Web archiving is the process of collecting, preserving, and providing enduring access to web content.
The web is continually changing and each day content disappears.
"Web crawlers are one widely used web archiving method. A crawler begins to archive when a user specifies a starting “seed” URL. It creates and saves a facsimile of the seed, then identifies, follows, and copies links leading out from that page.
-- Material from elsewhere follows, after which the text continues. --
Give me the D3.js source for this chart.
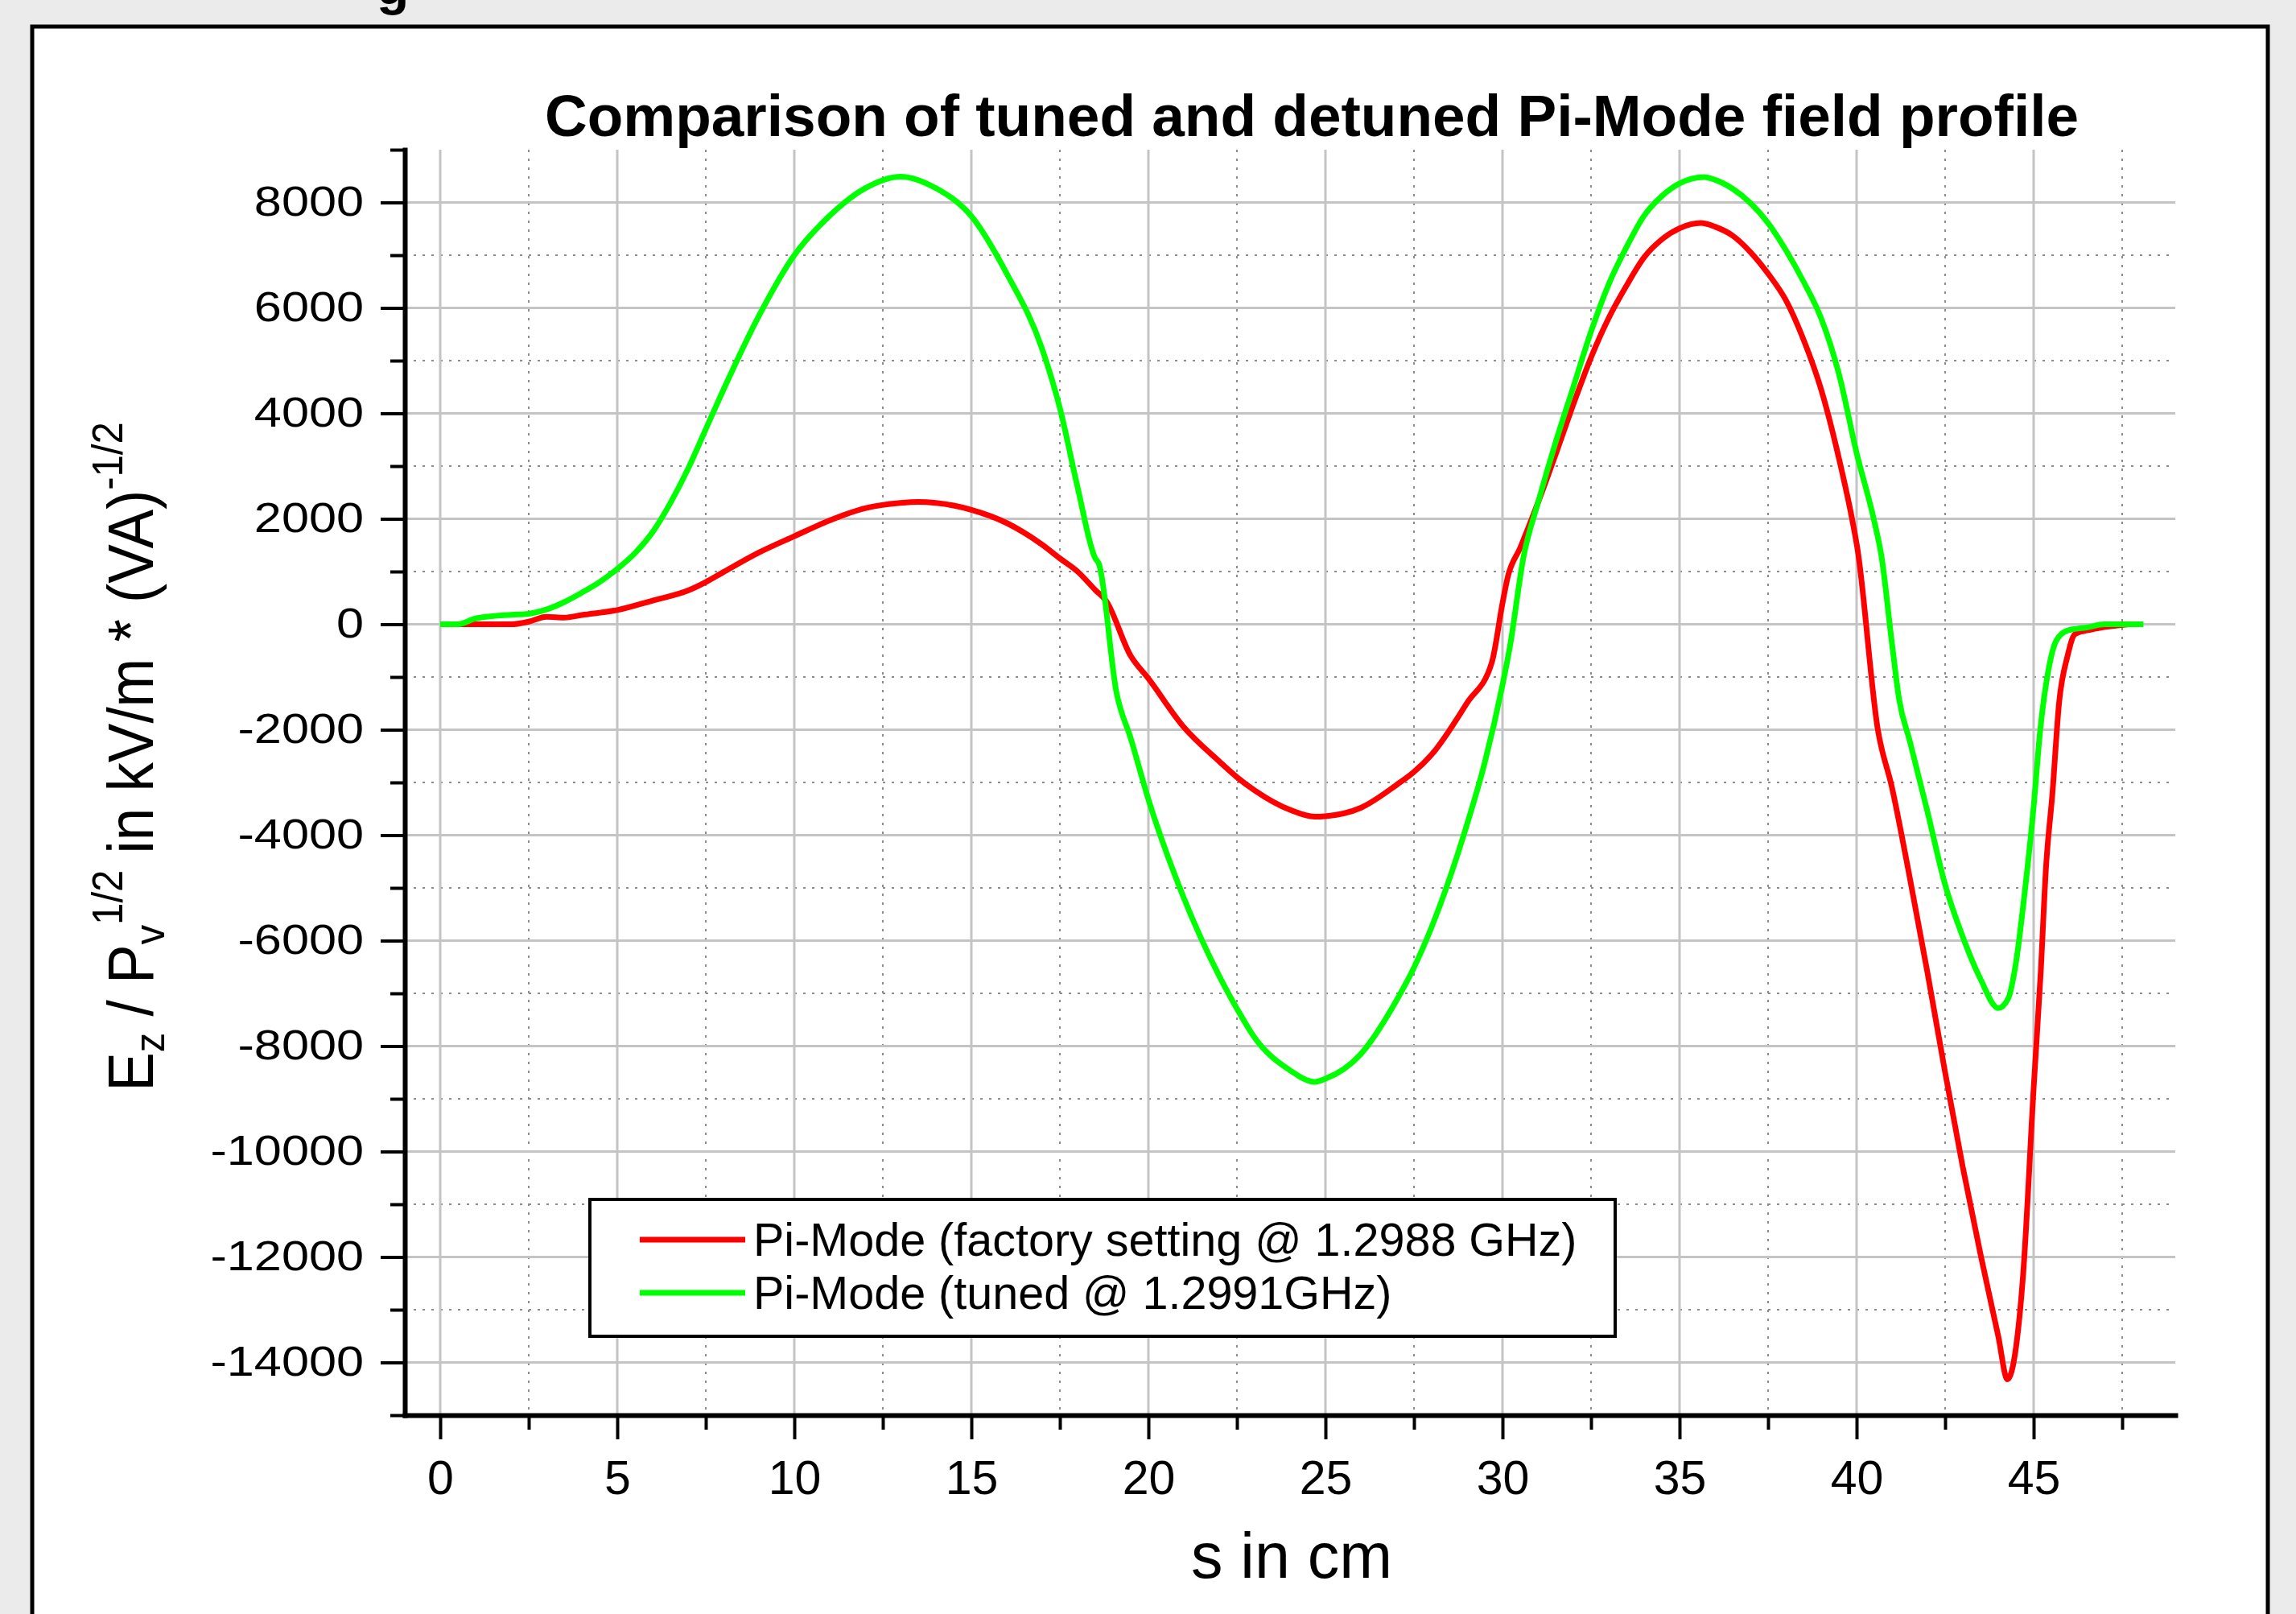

The crawler repeats these steps until it reaches a user-specified limit defined in terms of host domain, number of documents, data, page quantity, or time."
Wickner, Amy. “Recognizing Co-Creators in Four Configurations: Critical Questions for Web Archiving.” Journal of Contemporary Archival Studies 6, no. 1 (2019): Article 23. https://elischolar.library.yale.edu/jcas/vol6/iss1/23, preserved at https://perma.cc/9BYW-6VFD.
A WARC is "a file format for concatenating several resources, each consisting of a set of simple text headers and an arbitrary data block, into one long file." WARCs are used to save data captured by web crawlers.
Internet Archive. “Frequently Asked Questions.” Archive-It.org. https://archive-it.org/blog/products-and-services/archive-it-faqs, preserved at https://perma.cc/7FCZ-2DQH.
Users of web archives rely on tools like the Wayback Machine or ReplayWeb to reproduce content captured by web crawlers.